SET PROBLEM =>
Pick out each line below containing "this".
--- Begin MATERIAL PROVIDED ---
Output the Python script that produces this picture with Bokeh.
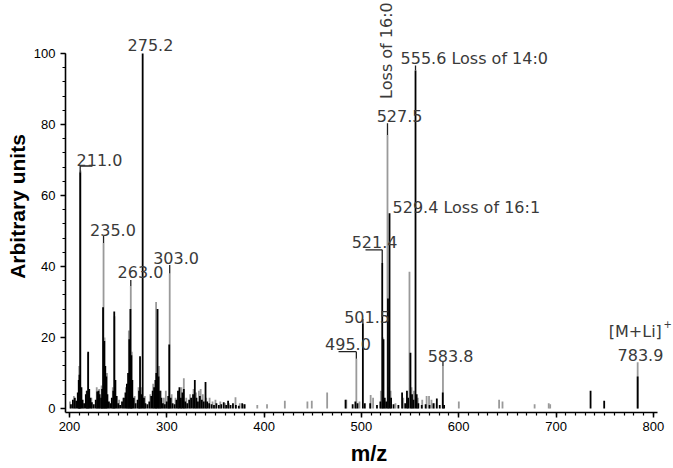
import math
from bokeh.plotting import figure
from bokeh.models import ColumnDataSource, Range1d, SingleIntervalTicker
from bokeh.core.properties import value
from bokeh.embed import file_html
from bokeh.resources import INLINE

# ---------------- data ----------------
# black (strong) sticks: m/z and relative intensity
black_mz = [201.5, 203.5, 205.5, 207.0, 208.5, 209.5, 210.3, 211.0, 212.3, 213.5, 215.0, 216.8, 218.0,
            219.2, 220.3, 221.5, 223.0, 225.0, 227.0, 228.5, 229.8, 231.0, 232.5, 233.5, 234.5, 235.8,
            236.8, 237.8, 239.0, 240.5, 242.0, 243.5, 245.0, 246.0, 247.2, 248.5, 250.0, 252.0, 254.0,
            256.0, 257.5, 259.0, 260.2, 261.5, 262.6, 263.6, 264.6, 266.0, 268.0, 270.0, 271.5, 272.5,
            274.0, 275.2, 276.5, 278.0, 280.0, 282.0, 284.0, 285.5, 287.0, 288.3, 289.2, 290.5, 291.5,
            293.0, 294.5, 296.0, 298.0, 300.0, 301.5, 302.5, 304.0, 306.0, 308.0, 310.0, 311.5, 313.0,
            314.5, 316.0, 317.5, 319.0, 321.0, 323.0, 325.0, 327.0, 328.8, 330.5, 332.0, 334.0, 336.0,
            338.0, 339.8, 341.5, 343.5, 346.0, 348.5, 351.0, 353.5, 356.0, 358.5, 361.0, 363.0, 365.5,
            368.0, 371.0, 374.0, 377.5, 380.0, 483.7, 491.0, 493.8, 496.0, 501.5, 503.5, 509.0, 516.0,
            519.5, 521.4, 522.7, 524.0, 525.5, 527.3, 528.9, 530.5, 533.0, 538.0, 541.8, 545.0, 546.8,
            548.0, 550.4, 552.0, 553.5, 555.6, 556.8, 558.5, 562.0, 566.0, 570.0, 574.0, 577.5, 580.5,
            583.6, 585.0, 735.5, 749.5, 783.9]
black_int = [1.2, 2.5, 3.0, 2.2, 4.5, 8.0, 9.5, 66.5, 6.0, 2.5, 1.5, 4.0, 5.0,
             16.0, 5.5, 3.0, 1.8, 1.2, 2.5, 4.8, 5.0, 4.0, 3.0, 5.5, 28.5, 19.0,
             12.0, 9.0, 4.0, 2.0, 1.5, 3.0, 5.0, 27.3, 8.0, 3.5, 1.5, 1.0, 2.0,
             3.0, 4.5, 7.0, 10.0, 19.5, 28.0, 15.0, 8.0, 3.0, 1.5, 2.5, 5.0, 14.7,
             4.0, 100.0, 3.0, 1.5, 1.2, 2.0, 3.5, 5.0, 6.0, 8.0, 10.0, 28.0, 9.0,
             5.0, 3.0, 1.5, 1.2, 2.0, 3.5, 18.0, 3.0, 1.5, 1.2, 2.5, 5.0, 6.0,
             3.0, 4.5, 5.5, 2.0, 1.5, 2.5, 3.0, 4.0, 8.0, 3.0, 2.0, 3.5, 2.5,
             2.0, 7.5, 2.0, 1.5, 1.2, 1.0, 1.5, 1.0, 1.2, 1.8, 1.0, 2.2, 1.0,
             1.5, 1.0, 0.8, 1.5, 1.2, 2.5, 1.2, 2.0, 1.5, 24.0, 1.5, 1.5, 1.0,
             2.0, 41.0, 19.5, 3.0, 2.0, 31.0, 55.0, 3.0, 1.2, 1.0, 4.5, 1.5, 5.0,
             3.0, 15.7, 4.0, 2.5, 95.2, 4.0, 1.5, 1.0, 1.2, 1.0, 1.5, 2.8, 1.0,
             4.5, 1.0, 5.0, 2.2, 9.0]

# gray (weaker trace) sticks
gray_mz = [200.5, 204.5, 210.0, 211.3, 217.5, 219.0, 222.5, 228.0, 230.5, 233.0, 235.0, 236.0, 238.5,
           244.5, 246.3, 251.0, 255.0, 258.0, 261.0, 263.0, 264.0, 267.0, 271.0, 273.5, 277.5, 283.0,
           286.0, 289.0, 292.0, 294.0, 297.0, 299.0, 303.0, 305.0, 309.0, 312.5, 315.0, 317.5, 320.0,
           324.0, 327.5, 330.0, 333.0, 334.8, 337.0, 340.5, 344.0, 347.0, 350.0, 355.0, 360.0, 364.0,
           370.6, 375.0, 379.0, 393.0, 403.0, 421.3, 444.5, 449.0, 464.8, 484.5, 494.8, 498.0, 509.5,
           512.0, 520.0, 522.0, 526.8, 528.0, 530.0, 535.0, 543.0, 549.4, 551.5, 554.0, 558.0, 562.5,
           567.0, 569.5, 572.0, 575.0, 583.8, 600.1, 641.5, 645.0, 678.0, 692.5, 694.0, 783.9]
gray_int = [2.0, 3.5, 12.0, 67.0, 5.0, 15.6, 3.0, 6.0, 5.5, 6.5, 46.6, 20.0, 10.0,
            6.0, 26.0, 2.5, 3.0, 6.0, 22.0, 34.5, 16.0, 3.5, 6.0, 6.0, 3.5, 4.0,
            7.0, 30.0, 12.0, 5.0, 3.0, 5.0, 38.0, 4.0, 3.0, 5.0, 6.0, 8.5, 3.0,
            4.0, 5.5, 4.5, 5.0, 5.5, 4.0, 3.0, 3.0, 2.0, 2.5, 2.0, 1.5, 1.5,
            3.2, 1.5, 1.2, 1.0, 1.2, 2.2, 2.0, 2.2, 4.5, 2.5, 14.0, 2.0, 3.8,
            3.0, 5.0, 20.0, 77.0, 6.0, 5.0, 1.5, 3.0, 38.5, 6.0, 5.0, 3.0, 2.5,
            3.5, 3.5, 2.5, 1.5, 12.0, 2.0, 2.5, 2.0, 1.2, 1.5, 1.2, 13.0]

# peak annotations
ann_text = ["211.0", "235.0", "263.0", "275.2", "303.0", "495.0", "501.5", "521.4",
            "527.5", "529.4 Loss of 16:1", "555.6 Loss of 14:0", "583.8", "[M+Li]", "783.9"]
ann_x = [230.8, 244.7, 273.0, 283.2, 309.5, 486.2, 505.8, 513.5,
         539.2, 532.0, 540.2, 591.6, 781.5, 786.8]
ann_y = [69.9, 50.3, 38.5, 102.5, 42.4, 18.3, 25.8, 46.9,
         82.3, 56.5, 98.6, 14.9, 21.6, 15.2]
ann_align = ["center", "center", "center", "center", "center", "center", "center", "center",
             "center", "left", "left", "center", "center", "center"]

rot_text = ["Loss of 16:0"]
rot_x = [525.8]
rot_y = [100.8]

sup_text = ["+"]
sup_x = [810.5]
sup_y = [23.8]

# leader lines: vertical from peak top up to label, optional horizontal bracket
lead_mz = [211.0, 235.0, 263.0, 303.0, 494.8, 501.5, 521.4, 526.8, 555.6, 583.8]
lead_y0 = [66.5, 46.6, 34.5, 38.0, 14.0, 24.0, 41.0, 77.0, 95.2, 12.0]
lead_y1 = [68.3, 48.6, 36.2, 40.4, 16.0, 25.2, 44.7, 80.3, 96.6, 13.2]
brk_x0 = [211.0, 476.5, 504.2]
brk_x1 = [223.6, 494.8, 521.4]
brk_y = [68.3, 16.0, 44.7]

x_title = "m/z"
y_title = "Arbitrary units"

# ---------------- figure ----------------
p = figure(width=673, height=468, output_backend="svg", toolbar_location=None,
           x_range=Range1d(195.9, 819.7), y_range=Range1d(-1.12, 114.9),
           min_border_left=65, min_border_right=1, min_border_top=0, min_border_bottom=55)
p.outline_line_color = None
p.grid.visible = False
p.background_fill_color = "white"
p.border_fill_color = "white"

gsrc = ColumnDataSource(dict(x=gray_mz, y=gray_int, y0=[0] * len(gray_mz)))
bsrc = ColumnDataSource(dict(x=black_mz, y=black_int, y0=[0] * len(black_mz)))
p.segment(x0="x", y0="y0", x1="x", y1="y", source=gsrc, line_color="#9a9a9a", line_width=1.8)
p.segment(x0="x", y0="y0", x1="x", y1="y", source=bsrc, line_color="#000000", line_width=1.8)

# leaders
p.segment(x0=lead_mz, y0=lead_y0, x1=lead_mz, y1=lead_y1, line_color="#222222", line_width=1.3)
p.segment(x0=brk_x0, y0=brk_y, x1=brk_x1, y1=brk_y, line_color="#222222", line_width=1.3)

font = value("DejaVu Sans")
asrc = ColumnDataSource(dict(x=ann_x, y=ann_y, text=ann_text, align=ann_align))
p.text(x="x", y="y", text="text", source=asrc, text_align="align", text_baseline="middle",
       text_font=font, text_font_size="16px", text_color="#3a3a3a")
p.text(x=rot_x, y=rot_y, text=rot_text, angle=math.pi / 2, text_align="center",
       text_baseline="middle", text_font=font, text_font_size="16px", text_color="#3a3a3a")
p.text(x=sup_x, y=sup_y, text=sup_text, text_align="left", text_baseline="middle",
       text_font=font, text_font_size="10px", text_color="#3a3a3a")

# axes
xa = p.xaxis[0]
ya = p.yaxis[0]
xa.ticker = SingleIntervalTicker(interval=100, num_minor_ticks=10)
ya.ticker = SingleIntervalTicker(interval=20, num_minor_ticks=5)
xa.bounds = (196, 804)
ya.bounds = (-1.12, 100)
for ax in (xa, ya):
    ax.axis_line_width = 1.6
    ax.axis_line_color = "black"
    ax.major_tick_line_width = 1.5
    ax.minor_tick_line_width = 1.2
    ax.major_tick_out = 5
    ax.major_tick_in = 0
    ax.minor_tick_out = 3
    ax.minor_tick_in = 0
    ax.major_label_text_font = "Liberation Sans"
    ax.major_label_text_font_size = "13px"
    ax.major_label_text_color = "black"
    ax.axis_label_text_font = "Liberation Sans"
    ax.axis_label_text_font_style = "bold"
    ax.axis_label_text_color = "black"
xa.axis_label = x_title
ya.axis_label = y_title
xa.axis_label_text_font_size = "22px"
ya.axis_label_text_font_size = "21px"
xa.major_label_standoff = 4
ya.major_label_standoff = 5
xa.axis_label_standoff = 7
ya.axis_label_standoff = 2

open("out.html", "w").write(file_html(p, INLINE))
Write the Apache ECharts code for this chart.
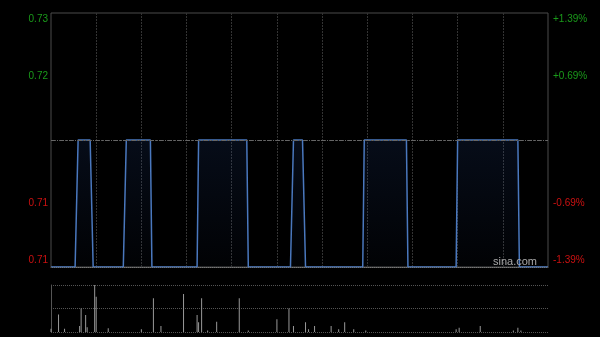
<!DOCTYPE html>
<html>
<head>
<meta charset="utf-8">
<style>html,body{margin:0;padding:0;background:#000;}#c{width:600px;height:337px;}</style>
<script src="https://cdn.jsdelivr.net/npm/echarts@6/dist/echarts.min.js"></script>
</head>
<body>
<div id="c"></div>
<script>
// price read as runs of equal minute values: [price, number of minutes]
const priceRuns = [[0.71,18],[0.72,10],[0.71,22],[0.72,17],[0.71,31],[0.72,33],[0.71,30],[0.72,8],[0.71,39],[0.72,29],[0.71,33],[0.72,41],[0.71,20]];
// volume spikes: [minute index, shares]
const volumes = [[0,7000],[5,37000],[9,7000],[19,13000],[20,50000],[23,36000],[24,10000],[29,100000],[30,75000],[38,8000],[60,6000],[68,72000],[73,13000],[88,81000],[97,36000],[98,21000],[100,72000],[104,3000],[110,22000],[125,72000],[131,3000],[150,27000],[158,50000],[161,13000],[169,21000],[171,6000],[175,13000],[186,13000],[191,6000],[195,21000],[201,6000],[209,3000],[269,6000],[271,9000],[285,13000],[307,3000],[310,9000],[312,3000]];
const prevClose = 0.72;
const priceTicks = [0.71, 0.715, 0.72, 0.725, 0.73];
const leftLabels = ['0.71', '0.71', '', '0.72', '0.73'];
const rightLabels = ['-1.39%', '-0.69%', '', '+0.69%', '+1.39%'];
const volMax = 100000;

const prices = [];
priceRuns.forEach(r => { for (let k = 0; k < r[1]; k++) prices.push(r[0]); });
const cats = prices.map((_, i) => i);

function tickIndex(v) { return Math.round((v - priceTicks[0]) / (priceTicks[1] - priceTicks[0])); }
function makeFmt(labels) {
  return function (v) {
    const i = tickIndex(v);
    const t = labels[i];
    if (!t) return '';
    const n = priceTicks.length - 1;
    const up = priceTicks[i] > prevClose;
    let key = up ? 'g' : 'r';
    if (i === n) key = 'gt';
    if (i === 0) key = 'rb';
    return '{' + key + '|' + t + '}';
  };
}
const GREEN = '#1a9a1a', RED = '#cc1111';
const rich = {
  g: {color: GREEN, fontSize: 10, fontFamily: 'Liberation Sans, Arial, sans-serif'},
  gt: {color: GREEN, fontSize: 10, fontFamily: 'Liberation Sans, Arial, sans-serif', padding: [12, 0, 0, 0]},
  r: {color: RED, fontSize: 10, fontFamily: 'Liberation Sans, Arial, sans-serif'},
  rb: {color: RED, fontSize: 10, fontFamily: 'Liberation Sans, Arial, sans-serif', padding: [0, 0, 13, 0]}
};

const chart = echarts.init(document.getElementById('c'), null, {renderer: 'canvas'});
chart.setOption({
  backgroundColor: '#000',
  animation: false,
  grid: [
    {left: 51, right: 52, top: 13, height: 254, show: true, borderColor: '#4a4a4a', borderWidth: 1, backgroundColor: 'transparent'},
    {left: 51, right: 52, top: 285, height: 47, show: false}
  ],
  xAxis: [
    {type: 'category', gridIndex: 0, data: cats, boundaryGap: false,
     axisLine: {show: true, lineStyle: {color: '#777', width: 1}}, axisTick: {show: false}, axisLabel: {show: false},
     splitLine: {show: true, interval: (i) => i % 30 === 0 && i > 0 && i < 330, lineStyle: {color: '#333', type: [2, 1], width: 1}}},
    {type: 'category', gridIndex: 1, data: cats, boundaryGap: false,
     axisLine: {show: false}, axisTick: {show: false}, axisLabel: {show: false}, splitLine: {show: false}}
  ],
  yAxis: [
    {type: 'value', gridIndex: 0, min: priceTicks[0], max: priceTicks[4], interval: 0.005, position: 'left',
     axisLine: {show: false}, axisTick: {show: false}, splitLine: {show: false},
     axisLabel: {show: true, margin: 3, formatter: makeFmt(leftLabels), rich: rich}},
    {type: 'value', gridIndex: 0, min: priceTicks[0], max: priceTicks[4], interval: 0.005, position: 'right',
     axisLine: {show: false}, axisTick: {show: false}, splitLine: {show: false},
     axisLabel: {show: true, margin: 5, formatter: makeFmt(rightLabels), rich: rich}},
    {type: 'value', gridIndex: 1, min: 0, max: volMax, interval: volMax / 2,
     axisLine: {show: true, lineStyle: {color: '#555'}}, axisTick: {show: false}, axisLabel: {show: false},
     splitLine: {show: true, lineStyle: {color: '#555', type: [1, 1]}}}
  ],
  series: [
    {type: 'line', xAxisIndex: 0, yAxisIndex: 0, data: prices, symbol: 'none', smooth: false,
     lineStyle: {color: '#4a78be', width: 1.5},
     areaStyle: {origin: 'start', color: new echarts.graphic.LinearGradient(0, 0, 0, 1, [
       {offset: 0, color: 'rgba(40,80,160,0.22)'}, {offset: 1, color: 'rgba(40,80,160,0.04)'}])},
     markLine: {silent: true, symbol: 'none', label: {show: false},
       data: [
         {yAxis: priceTicks[1], lineStyle: {color: '#555', type: [1, 1], width: 1}},
         {yAxis: priceTicks[3], lineStyle: {color: '#555', type: [1, 1], width: 1}},
         {yAxis: priceTicks[2], lineStyle: {color: '#666', type: [4, 2, 1, 2], width: 1}}
       ]},
     z: 3},
    {type: 'bar', xAxisIndex: 1, yAxisIndex: 2, data: volumes, barWidth: 1, itemStyle: {color: '#999'}}
  ],
  graphic: [
    {type: 'text', right: 63, top: 256, style: {text: 'sina.com', fill: '#aaa', font: '11px "Liberation Sans", Arial, sans-serif'}, z: 10}
  ]
});
</script>
</body>
</html>
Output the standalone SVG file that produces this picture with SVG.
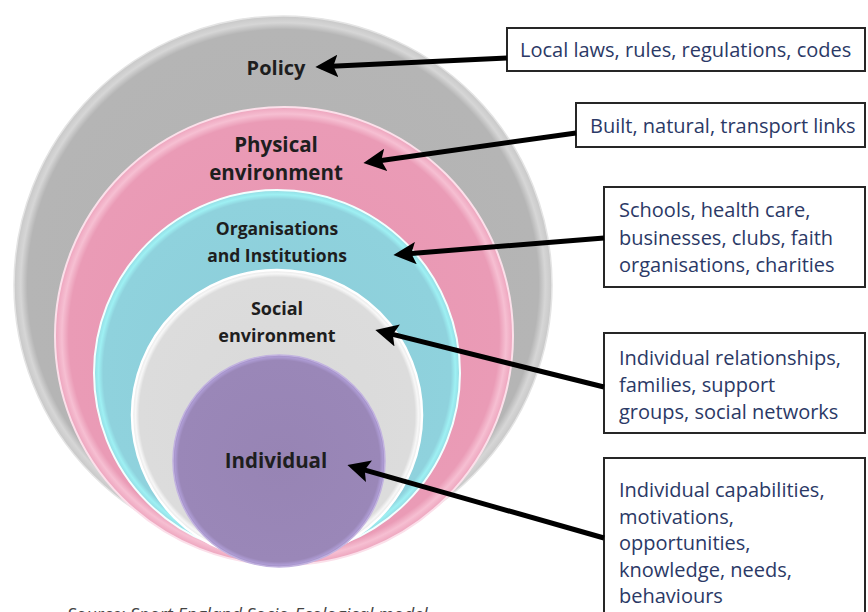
--- End MATERIAL PROVIDED ---
RESULT BELOW =>
Output the Python script that produces this picture with Bokeh.
Write the Apache ECharts code for this chart.
Output the standalone SVG file that produces this picture with SVG.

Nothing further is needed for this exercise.